Jessica Stockholder, color en el parque
La artista norteamericana Jessica Stockholder ha desarrollado, a lo largo de sus treinta años de carrera, un modo singular de la escultura, que se formaliza tanto en piezas independientes como en proyectos site specific, en los que dialoga con la arquitectura o interviene sobre ella. El ingrediente fundamental de su trabajo es la acumulación de objetos cotidianos, que parecen vulgares pero que son, en realidad, mucho más, pues incluyen todo tipo de sorpresas; útiles cuyo provecho o servicio ignoramos o instrumentos que han adoptado una función nueva y desconocida. Son composiciones que forman un paisaje de la galaxia infinita de objetos de bajo consumo que caracterizan a las sociedades occidentales, a los que la luz -que desempeña siempre un papel fundamental- y, sobre todo, el color dotan de mágicos significados. Porque es el color, o los colores, lo que distingue a Stockholder tanto de sus filiaciones como de sus muchos seguidores contemporáneos.

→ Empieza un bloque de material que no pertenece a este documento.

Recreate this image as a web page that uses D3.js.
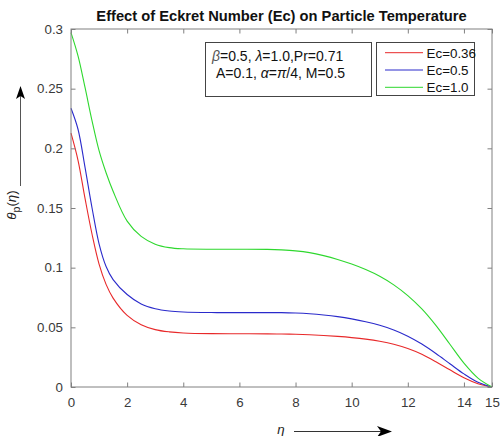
<!DOCTYPE html>
<html><head><meta charset="utf-8">
<script src="https://cdn.jsdelivr.net/npm/d3@7"></script>
<style>body{margin:0;background:#fff}svg{display:block}</style>
</head><body><svg id="c" width="501" height="436"></svg>
<script>
const eta = [0,0.25,0.5,0.75,1,1.25,1.5,2,2.5,3,3.5,4,5,6,7,7.5,8,8.5,9,9.5,10,10.5,11,11.5,12,12.5,13,13.5,14,14.5,15];
const ec036 = [0.2127,0.190,0.158,0.128,0.103,0.086,0.0745,0.060,0.0522,0.0481,0.0462,0.0453,0.0447,0.0446,0.0445,0.0444,0.0442,0.0438,0.0432,0.0424,0.0414,0.0401,0.0383,0.0358,0.0322,0.0274,0.0212,0.0144,0.0078,0.0028,0];
const ec05  = [0.2336,0.216,0.184,0.150,0.120,0.101,0.090,0.0775,0.0696,0.0656,0.0637,0.0629,0.0624,0.0623,0.0623,0.0623,0.0620,0.0614,0.0604,0.0590,0.0571,0.0547,0.0517,0.0478,0.0426,0.0360,0.0281,0.0195,0.0110,0.0040,0];
const ec10  = [0.297,0.2775,0.251,0.223,0.198,0.1795,0.164,0.139,0.1262,0.1197,0.1168,0.1158,0.1154,0.1154,0.1153,0.1149,0.1141,0.1126,0.1101,0.1069,0.1030,0.0984,0.0928,0.0856,0.0766,0.0654,0.0516,0.0358,0.0200,0.0075,0];
const seriesNames = ["Ec=0.36","Ec=0.5","Ec=1.0"];
const seriesColors = ["#e8292a","#2a2acb","#2ed82e"];
const xTicks = [0,2,4,6,8,10,12,14,15];
const yTicks = [0,0.05,0.1,0.15,0.2,0.25,0.3];
const yTickLabels = ["0","0.05","0.1","0.15","0.2","0.25","0.3"];

const svg = d3.select("#c");
const L=71, R=492, T=29, B=387;
const x = d3.scaleLinear().domain([0,15]).range([L,R]);
const y = d3.scaleLinear().domain([0,0.3]).range([B,T]);
const axisCol="#808080", txtCol="#3a3a3a", font="'Liberation Sans', Arial, sans-serif";

// lines
const data=[ec036,ec05,ec10];
const line = d3.line().x((d,i)=>x(eta[i])).y(d=>y(d)).curve(d3.curveCatmullRom.alpha(0.5));
data.forEach((s,k)=>{
  svg.append("path").attr("d",line(s)).attr("fill","none").attr("stroke",seriesColors[k]).attr("stroke-width",1.1);
});

// axes
const tl=4.5;
const gB=svg.append("g").attr("transform",`translate(0,${B})`).call(d3.axisBottom(x).tickValues(xTicks).tickSize(-tl).tickPadding(11).tickFormat(d3.format("d")));
const gT=svg.append("g").attr("transform",`translate(0,${T})`).call(d3.axisTop(x).tickValues(xTicks).tickSize(-tl).tickFormat(""));
const gL=svg.append("g").attr("transform",`translate(${L},0)`).call(d3.axisLeft(y).tickValues(yTicks).tickSize(-tl).tickPadding(8).tickFormat((d,i)=>yTickLabels[i]));
const gR=svg.append("g").attr("transform",`translate(${R},0)`).call(d3.axisRight(y).tickValues(yTicks).tickSize(-tl).tickFormat(""));
[gB,gT,gL,gR].forEach(g=>{
  g.select(".domain").remove();
  g.selectAll(".tick line").attr("stroke",axisCol);
  g.selectAll(".tick text").attr("fill",txtCol).style("font-family",font).style("font-size","13.3px");
});
svg.append("rect").attr("x",L).attr("y",T).attr("width",R-L).attr("height",B-T).attr("fill","none").attr("stroke",axisCol).attr("stroke-width",1);

// title
svg.append("text").attr("x",(L+R)/2).attr("y",20.5).attr("text-anchor","middle")
  .style("font-family",font).style("font-size","14.7px").style("font-weight","bold").attr("fill","#111")
  .text("Effect of Eckret Number (Ec) on Particle Temperature");

// annotation box
svg.append("rect").attr("x",205.5).attr("y",42.5).attr("width",166).attr("height",54).attr("fill","#fff").attr("stroke","#444");
const a1=svg.append("text").attr("x",212).attr("y",60.5).style("font-family",font).style("font-size","14px").attr("fill","#111");
a1.append("tspan").style("font-style","italic").attr("fill","#555").text("β");
a1.append("tspan").text("=0.5, ");
a1.append("tspan").style("font-style","italic").text("λ");
a1.append("tspan").text("=1.0,Pr=0.71");
const a2=svg.append("text").attr("x",216).attr("y",78).style("font-family",font).style("font-size","14px").attr("fill","#111");
a2.append("tspan").text("A=0.1, ");
a2.append("tspan").style("font-style","italic").text("α");
a2.append("tspan").text("=");
a2.append("tspan").style("font-style","italic").text("π");
a2.append("tspan").text("/4, M=0.5");

// legend
svg.append("rect").attr("x",376.5).attr("y",42.5).attr("width",98).attr("height",53).attr("fill","#fff").attr("stroke","#444");
seriesNames.forEach((n,k)=>{
  const yy=52.7+k*17.3;
  svg.append("line").attr("x1",385).attr("x2",423).attr("y1",yy).attr("y2",yy).attr("stroke",seriesColors[k]).attr("stroke-width",1);
  svg.append("text").attr("x",426.5).attr("y",yy+4.8).style("font-family",font).style("font-size","13.4px").attr("fill","#111").text(n);
});

// y label
const yl=svg.append("text").attr("transform","translate(16,205) rotate(-90)").attr("text-anchor","middle")
  .style("font-family",font).style("font-size","13.3px").attr("fill","#222");
yl.append("tspan").style("font-style","italic").text("θ");
yl.append("tspan").attr("dy",4).style("font-size","10.5px").text("p");
yl.append("tspan").attr("dy",-4).text("(");
yl.append("tspan").style("font-style","italic").text("η");
yl.append("tspan").text(")");
// y arrow
svg.append("line").attr("x1",20.5).attr("x2",20.5).attr("y1",186).attr("y2",96).attr("stroke","#555").attr("stroke-width",1);
svg.append("path").attr("d","M20.5,86 L25,99 L20.5,96 L16,99 Z").attr("fill","#000");

// x label
svg.append("text").attr("x",281).attr("y",434).attr("text-anchor","middle")
  .style("font-family",font).style("font-size","13.3px").style("font-style","italic").attr("fill","#222").text("η");
svg.append("line").attr("x1",294).attr("x2",383).attr("y1",431.5).attr("y2",431.5).attr("stroke","#333").attr("stroke-width",1.2);
svg.append("path").attr("d","M392,431.5 L377,426 L381,431.5 L377,437 Z").attr("fill","#000");
</script></body></html>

Los suyos son siempre colores brillantes, amables o ácidos, en su inmensa mayoría frescos, lejanos de cualquier aspecto trágico o doliente. No en vano los especialistas mencionan en este punto su estrecha conexión referencial con Matisse y, yo añadiría, con Blinky Palermo e Imi Knöebel. Por más que los mecanismos que crean resulten inútiles, la sinfonía cromática que despliegan resulta tan atrayente y fascinadora que el espectador acaba inevitablemente involucrado en la pieza.
La línea de la que procede se remonta cuanto menos al dada; es inevitable pensar en Kurt Schwitters; se ancla en el pop más primitivo de Rauschenberg y Chamberlain; se prolonga, en una sucesión de nombres que bien podría incluir a Miralda, compañero de parque en el Palacio de Velázquez, y alcanza a artistas coetáneos como Lisa Sigal, Katharina Grosse o Liam Gillick.
Para su intervención en el Palacio de Cristal la artista ha optado por ensamblar exterior e interior, el jardín y el lago, con la atmósfera peculiar del invernadero. Una rampa metálica da acceso, desde un lateral, a la plataforma de entrada y se abre a los escalones que, tras la puerta, llevan a otra plataforma, esta vez elevada sobre el suelo del palacio, que proporciona una visión inédita del interior. Manchas de colores alegran uno y otro recorrido y componen una melodía silenciosa que acompaña al visitante.
Si éste mira hacia abajo y a la derecha lo que ve es una réplica del lago en forma estrellada y con la superficie cubierta de lenteja de agua, planta que le da un color verde fosforescente. Envuelto por un semicírculo de tierra, el montaje se completa con otro de ceniza sobre la madera del simulacro de embarcadero. Si por el contrario, el espectador mira a la derecha, una altísima torre de barreños, papeleras y recipientes, pasa del color de la base a la transparencia que se confunde con el cristal del techo.
Atisbar para ver es una deliciosa analogía y una elegante metáfora de los componentes físicos y sentimentales que construyen el parque, el edificio, la sensación de calma y disfrute, incluso la frescura y los aromas del jardín. O, como quiere Stockholder, del silencio y la quietud del aire.